OBJECTIVE: Print the lines of the listing below verbatim from its first line through the line bearing "(title2) at (967,25)". Any pictures are to be omitted.

GIVEN DATA:
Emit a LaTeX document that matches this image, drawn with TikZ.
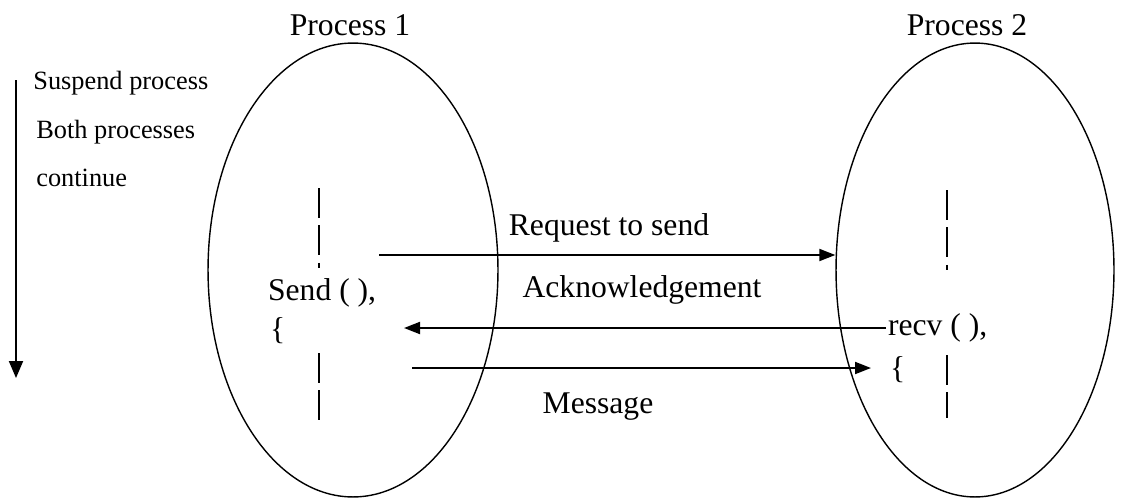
\documentclass[tikz,border=0pt]{standalone}
\usepackage{fontspec}
\setmainfont{Liberation Serif}
\usetikzlibrary{arrows.meta,shapes.geometric}

\begin{document}
\begin{tikzpicture}[x=0.02cm, y=-0.02cm, >={Triangle[length=0.32cm, width=0.24cm]},
    proc/.style={draw, ellipse, line width=0.8pt, minimum height=9.08cm, inner sep=0pt},
    lbl/.style={font=\fontsize{18}{20}\selectfont, inner sep=1pt},
    note/.style={font=\fontsize{15}{17}\selectfont, anchor=west, inner sep=0pt},
    msg/.style={->, line width=1.1pt},
    lifeline/.style={line width=0.8pt, dash pattern=on 0.6cm off 0.15cm}]
\useasboundingbox (0,0) rectangle (1122,497);

\node[proc, minimum width=5.8cm] (proc1) at (353,270) {};
\node[proc, minimum width=5.56cm] (proc2) at (975,270) {};
\node[lbl] (title1) at (350,25) {Process 1};
\node[lbl] (title2) at (967,25) {Process 2};

% time axis
\coordinate (tTop) at (16,80);
\coordinate (tBot) at (16,378);
\draw[line width=1.1pt, -{Triangle[length=0.34cm, width=0.28cm]}] (tTop) -- (tBot);
\node[note] (suspend) at (33,83) {Suspend process};
\node[note] (both) at (36,132) {Both processes};
\node[note] (cont) at (36,178) {continue};

% lifelines
\draw[lifeline] (319,188) -- (319,268);
\draw[lifeline] (319,353) -- (319,420);
\draw[lifeline] (947,190) -- (947,270);
\draw[lifeline] (947,355) -- (947,418);

\node[lbl, anchor=west] (send) at (266,293) {Send ( ),};
\node[lbl, anchor=west] (sbrace) at (268,331) {\{};
\node[lbl, anchor=west] (recv) at (886,328) {recv ( ),};
\node[lbl, anchor=west] (rbrace) at (888,370) {\{};

\coordinate (reqS) at (379,255);
\coordinate (ackE) at (404,328);
\coordinate (msgS) at (412,368);
\coordinate (msgE) at (871,368);

\draw[msg] (reqS) -- (reqS -| proc2.west);
\node[lbl] (req) at (609,228) {Request to send};
\draw[msg] (recv.west) -- (ackE);
\node[lbl] (ack) at (642,290) {Acknowledgement};
\draw[msg] (msgS) -- (msgE);
\node[lbl] (mesg) at (598,407) {Message};
\end{tikzpicture}
\end{document}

EXERCISE ANSWER:
Emit a LaTeX document that matches this image, drawn with TikZ.
\documentclass[tikz,border=0pt]{standalone}
\usepackage{fontspec}
\setmainfont{Liberation Serif}
\usetikzlibrary{arrows.meta,shapes.geometric}

\begin{document}
\begin{tikzpicture}[x=0.02cm, y=-0.02cm, >={Triangle[length=0.32cm, width=0.24cm]},
    proc/.style={draw, ellipse, line width=0.8pt, minimum height=9.08cm, inner sep=0pt},
    lbl/.style={font=\fontsize{18}{20}\selectfont, inner sep=1pt},
    note/.style={font=\fontsize{15}{17}\selectfont, anchor=west, inner sep=0pt},
    msg/.style={->, line width=1.1pt},
    lifeline/.style={line width=0.8pt, dash pattern=on 0.6cm off 0.15cm}]
\useasboundingbox (0,0) rectangle (1122,497);

\node[proc, minimum width=5.8cm] (proc1) at (353,270) {};
\node[proc, minimum width=5.56cm] (proc2) at (975,270) {};
\node[lbl] (title1) at (350,25) {Process 1};
\node[lbl] (title2) at (967,25) {Process 2};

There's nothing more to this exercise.